* BEGIN *

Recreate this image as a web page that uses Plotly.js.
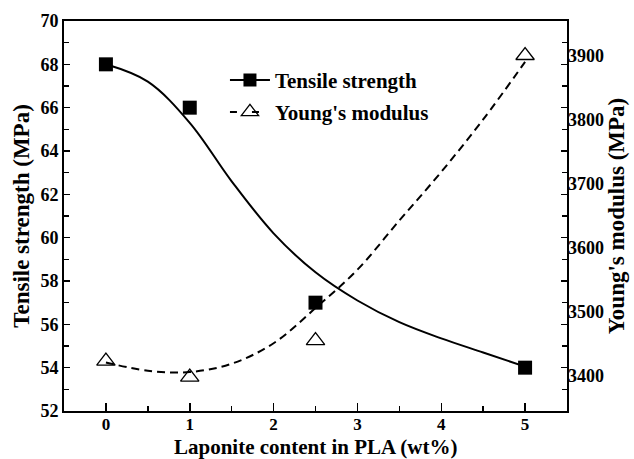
<!DOCTYPE html>
<html>
<head>
<meta charset="utf-8">
<script src="https://cdn.plot.ly/plotly-3.0.1.min.js"></script>
<style>
  html, body { margin: 0; padding: 0; background: #fff; }
  #chart { width: 634px; height: 459px; }
</style>
</head>
<body>
<div id="chart"></div>
<script>
// Measured points
const content = [0, 1, 2.5, 5];                 // Laponite content (wt%)
const tensile = [68, 66, 57, 54];               // Tensile strength (MPa)
const modulus = [3422, 3397, 3454, 3900];       // Young's modulus (MPa)

// Fitted trend curves
const fitX = [0, 0.5, 1, 1.5, 2, 2.5, 3, 3.5, 4, 4.5, 5];
const fitTensile = [68.0, 67.2, 65.3, 62.6, 60.2, 58.4, 57.1, 56.1, 55.35, 54.7, 54.05];
const fitModulus = [3420, 3407, 3405, 3418, 3450, 3505, 3565, 3642, 3718, 3800, 3890];

const xTicks = [0, 1, 2, 3, 4, 5];
const leftTicks = [52, 54, 56, 58, 60, 62, 64, 66, 68, 70];
const rightTicks = [3400, 3500, 3600, 3700, 3800, 3900];

const serif = '"Liberation Serif", serif';
const black = '#000';

const traces = [
  { x: fitX, y: fitTensile, mode: 'lines', line: { color: black, width: 2, shape: 'spline', smoothing: 1 },
    showlegend: false, hoverinfo: 'skip' },
  { x: fitX, y: fitModulus, yaxis: 'y2', mode: 'lines',
    line: { color: black, width: 2, dash: '8px,5px', shape: 'spline', smoothing: 1 },
    showlegend: false, hoverinfo: 'skip' },
  { x: content, y: tensile, mode: 'markers',
    marker: { symbol: 'square', size: 14, color: black }, showlegend: false },
  { x: content, y: modulus, yaxis: 'y2', mode: 'markers',
    marker: { symbol: 'triangle-up-open', size: 16, color: black, line: { width: 1.3, color: black } },
    showlegend: false },
  // legend keys, one legend box per row
  { x: [null], y: [null], mode: 'lines+markers', name: 'Tensile strength', legend: 'legend',
    line: { color: black, width: 2 }, marker: { symbol: 'square', size: 13, color: black } },
  { x: [null], y: [null], yaxis: 'y2', mode: 'lines+markers', name: "Young's modulus", legend: 'legend2',
    line: { color: black, width: 2, dash: '7px,15px' },
    marker: { symbol: 'triangle-up-open', size: 15, color: black, line: { width: 1.3, color: black } } }
];

const legendStyle = {
  xanchor: 'left', yanchor: 'middle',
  bgcolor: 'rgba(0,0,0,0)', borderwidth: 0,
  font: { family: serif, size: 21, color: black, weight: 'bold' },
  itemwidth: 40
};

const layout = {
  width: 634, height: 459,
  margin: { l: 64, r: 67, t: 21, b: 48 },
  paper_bgcolor: '#fff', plot_bgcolor: '#fff',
  font: { family: serif, color: black, size: 18, weight: 'bold' },
  showlegend: true,
  legend: Object.assign({ x: 0.32, y: 0.848 }, legendStyle),
  legend2: Object.assign({ x: 0.32, y: 0.766 }, legendStyle),
  xaxis: {
    range: [-0.5, 5.5], tickvals: xTicks, ticktext: xTicks.map(String),
    ticks: 'inside', ticklen: 8, tickwidth: 1.5, tickcolor: black,
    minor: { dtick: 0.5, ticks: 'inside', ticklen: 5, tickwidth: 1.5, tickcolor: black, showgrid: false },
    showline: true, linecolor: black, linewidth: 2, mirror: true,
    showgrid: false, zeroline: false, ticklabelstandoff: -3,
    tickfont: { family: serif, size: 17, weight: 'bold' }
  },
  yaxis: {
    range: [52, 70], tickvals: leftTicks, ticktext: leftTicks.map(String),
    ticks: 'inside', ticklen: 6, tickwidth: 1.5, tickcolor: black,
    minor: { dtick: 1, ticks: 'inside', ticklen: 5, tickwidth: 1.5, tickcolor: black, showgrid: false },
    showline: true, linecolor: black, linewidth: 2, mirror: 'ticks',
    showgrid: false, zeroline: false,
    tickfont: { family: serif, size: 18, weight: 'bold' },
    title: { text: 'Tensile strength (MPa)', standoff: 4,
             font: { family: serif, size: 23, weight: 'bold' } }
  },
  yaxis2: {
    overlaying: 'y', side: 'right',
    range: [3344, 3954], tickvals: rightTicks, ticktext: rightTicks.map(String),
    ticks: '', showline: false, showgrid: false, zeroline: false,
    tickfont: { family: serif, size: 18, weight: 'bold' },
    title: { text: "Young's modulus (MPa)", standoff: 4,
             font: { family: serif, size: 23, weight: 'bold' } }
  },
  annotations: [{
    text: 'Laponite content in PLA (wt%)', showarrow: false,
    xref: 'paper', yref: 'paper', x: 0.5, y: -0.093, xanchor: 'center', yanchor: 'middle',
    font: { family: serif, size: 21, weight: 'bold', color: black }
  }]
};

Plotly.newPlot('chart', traces, layout, { displayModeBar: false, staticPlot: true });
</script>
</body>
</html>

* END *

Quote the data above in full and without alteration; skip the pictures.

Result of this task:
Recreate this image as a web page that uses Plotly.js.
<!DOCTYPE html>
<html>
<head>
<meta charset="utf-8">
<script src="https://cdn.plot.ly/plotly-3.0.1.min.js"></script>
<style>
  html, body { margin: 0; padding: 0; background: #fff; }
  #chart { width: 634px; height: 459px; }
</style>
</head>
<body>
<div id="chart"></div>
<script>
// Measured points
const content = [0, 1, 2.5, 5];                 // Laponite content (wt%)
const tensile = [68, 66, 57, 54];               // Tensile strength (MPa)
const modulus = [3422, 3397, 3454, 3900];       // Young's modulus (MPa)

// Fitted trend curves
const fitX = [0, 0.5, 1, 1.5, 2, 2.5, 3, 3.5, 4, 4.5, 5];
const fitTensile = [68.0, 67.2, 65.3, 62.6, 60.2, 58.4, 57.1, 56.1, 55.35, 54.7, 54.05];
const fitModulus = [3420, 3407, 3405, 3418, 3450, 3505, 3565, 3642, 3718, 3800, 3890];

const xTicks = [0, 1, 2, 3, 4, 5];
const leftTicks = [52, 54, 56, 58, 60, 62, 64, 66, 68, 70];
const rightTicks = [3400, 3500, 3600, 3700, 3800, 3900];

const serif = '"Liberation Serif", serif';
const black = '#000';

const traces = [
  { x: fitX, y: fitTensile, mode: 'lines', line: { color: black, width: 2, shape: 'spline', smoothing: 1 },
    showlegend: false, hoverinfo: 'skip' },
  { x: fitX, y: fitModulus, yaxis: 'y2', mode: 'lines',
    line: { color: black, width: 2, dash: '8px,5px', shape: 'spline', smoothing: 1 },
    showlegend: false, hoverinfo: 'skip' },
  { x: content, y: tensile, mode: 'markers',
    marker: { symbol: 'square', size: 14, color: black }, showlegend: false },
  { x: content, y: modulus, yaxis: 'y2', mode: 'markers',
    marker: { symbol: 'triangle-up-open', size: 16, color: black, line: { width: 1.3, color: black } },
    showlegend: false },
  // legend keys, one legend box per row
  { x: [null], y: [null], mode: 'lines+markers', name: 'Tensile strength', legend: 'legend',
    line: { color: black, width: 2 }, marker: { symbol: 'square', size: 13, color: black } },
  { x: [null], y: [null], yaxis: 'y2', mode: 'lines+markers', name: "Young's modulus", legend: 'legend2',
    line: { color: black, width: 2, dash: '7px,15px' },
    marker: { symbol: 'triangle-up-open', size: 15, color: black, line: { width: 1.3, color: black } } }
];

const legendStyle = {
  xanchor: 'left', yanchor: 'middle',
  bgcolor: 'rgba(0,0,0,0)', borderwidth: 0,
  font: { family: serif, size: 21, color: black, weight: 'bold' },
  itemwidth: 40
};

const layout = {
  width: 634, height: 459,
  margin: { l: 64, r: 67, t: 21, b: 48 },
  paper_bgcolor: '#fff', plot_bgcolor: '#fff',
  font: { family: serif, color: black, size: 18, weight: 'bold' },
  showlegend: true,
  legend: Object.assign({ x: 0.32, y: 0.848 }, legendStyle),
  legend2: Object.assign({ x: 0.32, y: 0.766 }, legendStyle),
  xaxis: {
    range: [-0.5, 5.5], tickvals: xTicks, ticktext: xTicks.map(String),
    ticks: 'inside', ticklen: 8, tickwidth: 1.5, tickcolor: black,
    minor: { dtick: 0.5, ticks: 'inside', ticklen: 5, tickwidth: 1.5, tickcolor: black, showgrid: false },
    showline: true, linecolor: black, linewidth: 2, mirror: true,
    showgrid: false, zeroline: false, ticklabelstandoff: -3,
    tickfont: { family: serif, size: 17, weight: 'bold' }
  },
  yaxis: {
    range: [52, 70], tickvals: leftTicks, ticktext: leftTicks.map(String),
    ticks: 'inside', ticklen: 6, tickwidth: 1.5, tickcolor: black,
    minor: { dtick: 1, ticks: 'inside', ticklen: 5, tickwidth: 1.5, tickcolor: black, showgrid: false },
    showline: true, linecolor: black, linewidth: 2, mirror: 'ticks',
    showgrid: false, zeroline: false,
    tickfont: { family: serif, size: 18, weight: 'bold' },
    title: { text: 'Tensile strength (MPa)', standoff: 4,
             font: { family: serif, size: 23, weight: 'bold' } }
  },
  yaxis2: {
    overlaying: 'y', side: 'right',
    range: [3344, 3954], tickvals: rightTicks, ticktext: rightTicks.map(String),
    ticks: '', showline: false, showgrid: false, zeroline: false,
    tickfont: { family: serif, size: 18, weight: 'bold' },
    title: { text: "Young's modulus (MPa)", standoff: 4,
             font: { family: serif, size: 23, weight: 'bold' } }
  },
  annotations: [{
    text: 'Laponite content in PLA (wt%)', showarrow: false,
    xref: 'paper', yref: 'paper', x: 0.5, y: -0.093, xanchor: 'center', yanchor: 'middle',
    font: { family: serif, size: 21, weight: 'bold', color: black }
  }]
};

Plotly.newPlot('chart', traces, layout, { displayModeBar: false, staticPlot: true });
</script>
</body>
</html>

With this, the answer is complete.